A Phase 3 trial is recruiting participants to examine the effects of sacituzumab govitecan in patients with metastatic triple-negative breast cancer (TNBC) who failed to respond, or relapsed after at least two prior treatments.
Patients are being recruited for the trial (NCT02574455) across several clinical sites in the United States, Canada, France, Belgium, Spain, the United Kingdom, and Germany. Participating centers in the U.S. can be found here.
Sacituzumab govitecan, made by Immunomedics, is a drug-conjugate compound that combines an antibody against the TROP-2 protein — found in many tumor types, including breast, colon, lung and prostate cancers — with a toxic payload. Once bound to its target, sacituzumab govitecan releases the toxic compound into cancer cells.
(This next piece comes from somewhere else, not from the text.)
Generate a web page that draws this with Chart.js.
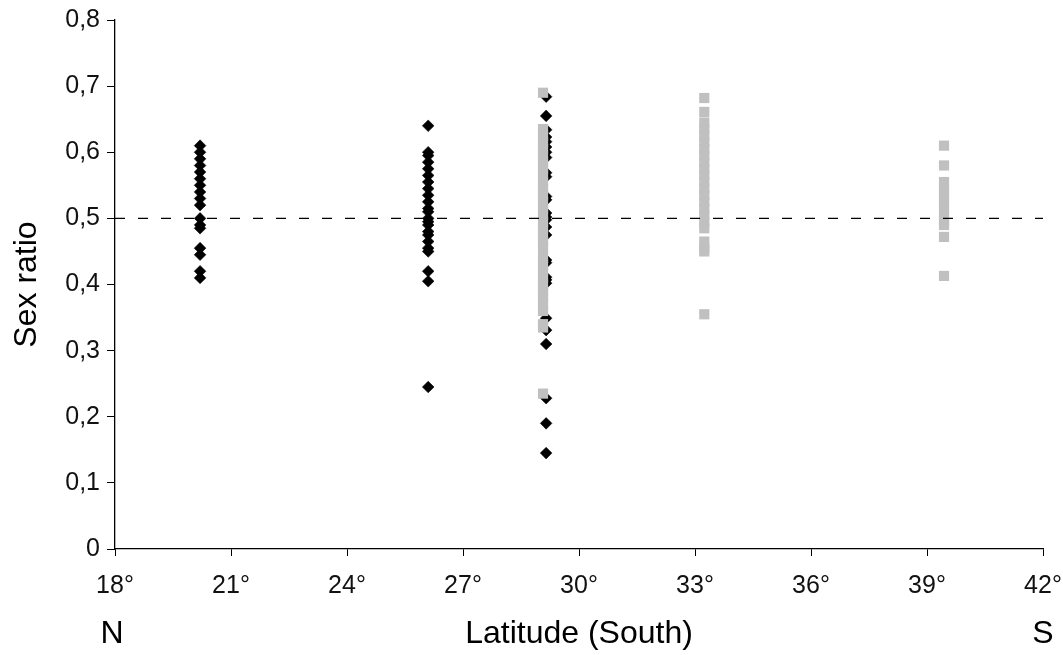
<!DOCTYPE html>
<html>
<head>
<meta charset="utf-8">
<script src="https://cdn.jsdelivr.net/npm/chart.js@4/dist/chart.umd.min.js"></script>
<style>
  html, body { margin: 0; padding: 0; background: #ffffff; }
  #wrap { width: 1063px; height: 655px; position: relative; }
</style>
</head>
<body>
<div id="wrap"><canvas id="c"></canvas></div>
<script>
// ---- Data ----
const xTitle = 'Latitude (South)';
const yTitle = 'Sex ratio';
const endLabels = ['N', 'S'];
const xMin = 18, xMax = 42, xStep = 3;
const yMin = 0, yMax = 0.8, yStep = 0.1;

// black diamonds: latitude of each sampled population and its sex ratios
const blackLat = [20.2, 26.1, 29.15];
const blackRatios20 = [0.61, 0.60, 0.59, 0.58, 0.57, 0.56, 0.55, 0.54, 0.53, 0.52, 0.50, 0.49, 0.485, 0.455, 0.445, 0.42, 0.41];
const blackRatios26 = [0.64, 0.60, 0.595, 0.585, 0.575, 0.565, 0.555, 0.545, 0.535, 0.525, 0.515, 0.51, 0.50, 0.495, 0.49, 0.48, 0.475, 0.465, 0.455, 0.45, 0.42, 0.405, 0.245];
const blackRatios29 = [0.684, 0.655, 0.634, 0.623, 0.616, 0.608, 0.60, 0.592, 0.569, 0.563, 0.533, 0.528, 0.508, 0.502, 0.498, 0.487, 0.475, 0.437, 0.433, 0.411, 0.407, 0.402, 0.349, 0.331, 0.31, 0.228, 0.19, 0.145];

// grey squares
const greyLat = [29.07, 33.24, 39.44];
const greyRatios29 = [0.69, 0.635, 0.625, 0.615, 0.605, 0.595, 0.585, 0.575, 0.565, 0.555, 0.545, 0.535, 0.525, 0.515, 0.505, 0.495, 0.485, 0.475, 0.465, 0.455, 0.44, 0.43, 0.42, 0.41, 0.40, 0.39, 0.38, 0.37, 0.36, 0.34, 0.335, 0.235];
const greyRatios33 = [0.682, 0.661, 0.645, 0.635, 0.625, 0.615, 0.605, 0.595, 0.585, 0.575, 0.565, 0.555, 0.545, 0.535, 0.525, 0.515, 0.505, 0.495, 0.485, 0.465, 0.455, 0.45, 0.355];
const greyRatios39 = [0.61, 0.58, 0.555, 0.545, 0.535, 0.525, 0.515, 0.505, 0.495, 0.49, 0.472, 0.413];

// reference line (sex ratio 0.5)
const refLineX = [18, 42];
const refLineY = [0.5, 0.5];

// ---- Build datasets ----
function toPoints(lats, groups) {
  const pts = [];
  groups.forEach((g, i) => g.forEach(v => pts.push({ x: lats[i], y: v })));
  return pts;
}
const blackPts = toPoints(blackLat, [blackRatios20, blackRatios26, blackRatios29]);
const greyPts = toPoints(greyLat, [greyRatios29, greyRatios33, greyRatios39]);
const refPts = refLineX.map((x, i) => ({ x, y: refLineY[i] }));

const FONT = '"Liberation Sans", Arial, sans-serif';
const TITLE_SIZE = 32;
const TICK_SIZE = 25;
const TITLE_PAD_BOTTOM = 2;

const endLabelPlugin = {
  id: 'endLabels',
  afterDraw(chart) {
    const { ctx } = chart;
    const xs = chart.scales.x;
    ctx.save();
    ctx.font = TITLE_SIZE + 'px ' + FONT;
    ctx.fillStyle = '#000';
    ctx.textAlign = 'center';
    ctx.textBaseline = 'middle';
    const y = xs.bottom - TITLE_PAD_BOTTOM - TITLE_SIZE * 1.2 / 2;
    ctx.fillText(endLabels[0], xs.getPixelForValue(xMin) - 3, y);
    ctx.fillText(endLabels[1], xs.getPixelForValue(xMax), y);
    ctx.restore();
  }
};

new Chart(document.getElementById('c'), {
  type: 'scatter',
  data: {
    datasets: [
      {
        label: 'ref',
        data: refPts,
        showLine: true,
        borderColor: '#000',
        borderWidth: 1.4,
        borderDash: [10, 13],
        pointRadius: 0,
        fill: false,
        order: 0
      },
      {
        label: 'grey',
        data: greyPts,
        pointStyle: 'rect',
        pointRadius: 7.2,
        backgroundColor: '#c0c0c0',
        borderColor: '#c0c0c0',
        borderWidth: 0,
        order: 1
      },
      {
        label: 'black',
        data: blackPts,
        pointStyle: 'rectRot',
        pointRadius: 5.8,
        backgroundColor: '#000',
        borderColor: '#000',
        borderWidth: 0.6,
        order: 2
      }
    ]
  },
  options: {
    responsive: true,
    maintainAspectRatio: false,
    animation: false,
    layout: { padding: { top: 20, right: 20, left: 8, bottom: 0 } },
    plugins: {
      legend: { display: false },
      tooltip: { enabled: false }
    },
    scales: {
      x: {
        type: 'linear',
        min: xMin, max: xMax,
        grid: { display: true, drawOnChartArea: false, drawTicks: true, tickLength: 7, color: '#000', tickColor: '#000' },
        border: { display: true, color: '#000', width: 1.3 },
        ticks: {
          stepSize: xStep,
          padding: 15,
          color: '#111',
          maxRotation: 0,
          font: { family: FONT, size: TICK_SIZE },
          callback: v => v + '°'
        },
        title: {
          display: true,
          text: xTitle,
          color: '#000',
          font: { family: FONT, size: TITLE_SIZE },
          padding: { top: 4, bottom: TITLE_PAD_BOTTOM }
        },
        afterFit: s => { s.height = 106; s.paddingLeft = 0; s.paddingRight = 0; }
      },
      y: {
        type: 'linear',
        min: yMin, max: yMax,
        grid: { display: true, drawOnChartArea: false, drawTicks: true, tickLength: 8, color: '#000', tickColor: '#000' },
        border: { display: true, color: '#000', width: 1.3 },
        ticks: {
          stepSize: yStep,
          padding: 7,
          color: '#111',
          font: { family: FONT, size: TICK_SIZE },
          callback: v => (Math.abs(v) < 1e-9 ? '0' : Number(v).toFixed(1).replace('.', ','))
        },
        title: {
          display: true,
          text: yTitle,
          color: '#000',
          font: { family: FONT, size: TITLE_SIZE },
          padding: { top: 0, bottom: 8 }
        },
        afterFit: s => { s.width = 107; s.paddingTop = 0; s.paddingBottom = 0; }
      }
    }
  },
  plugins: [endLabelPlugin]
});
</script>
</body>
</html>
The treatment has already shown promise in metastatic TNBC patients who failed prior therapies, leading to partial or complete responses in 30% of patients included in a prior Phase 2 trial (NCT02161679).
In the trial, patients also remained alive and without disease progression for six months and lived an average of 16.6 months. The findings were significantly better than those of historical controls, who lived an average of 10 to 13 months and the disease progression ceased for only 3.5 months.
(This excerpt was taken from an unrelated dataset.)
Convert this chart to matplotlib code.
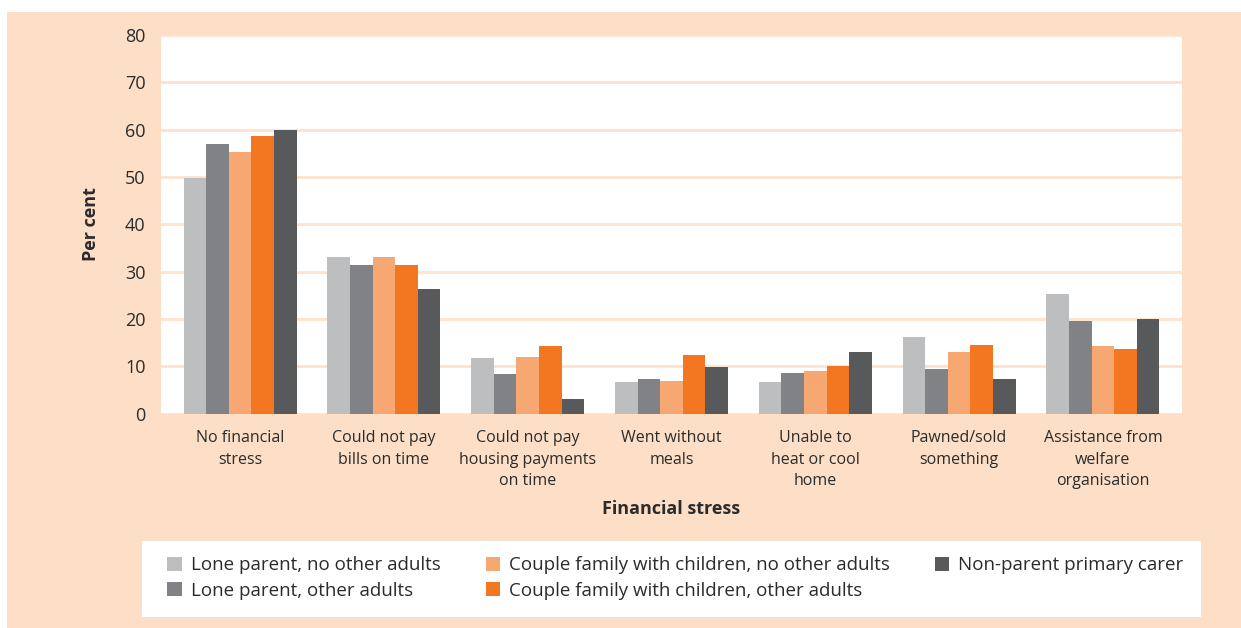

Based on findings from that trial, the U.S. Food and Drug Administration had already granted sacituzumab govitecan fast track designation for the treatment of TNBC patients who failed to respond to previous therapies.
The Phase 3 ASCENT trial is designed to confirm the findings in a larger population of patients. It will enroll approximately 490 patients who received at least two prior chemotherapies, including taxane. Patients will be chosen at random to receive sacituzumab govitecan or a standard treatment selected by the physician such as Halaven (eribulin), Xeloda (capecitabine), gemcitabine, or Navelbine (vinorelbine).
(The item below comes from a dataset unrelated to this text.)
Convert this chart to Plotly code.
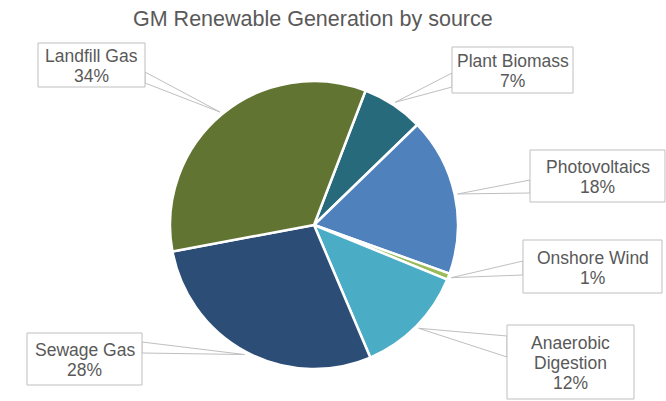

Sacituzumab govitecan will be infused on the first and eighth day of every 21-day cycle. Treatment will proceed unless toxicity levels are unacceptable, the disease worsens, or the patient withdraws from the trial or dies.
Participants will get computed tomography (CT) scans at least every six weeks for 36 weeks, and every nine weeks thereafter.
ASCENT’s primary goal is to determine if sacituzumab govitecan delays disease progression or death in these patients, compared with standard treatments. Overall survival, objective response rate, and duration of response will be assessed as secondary goals.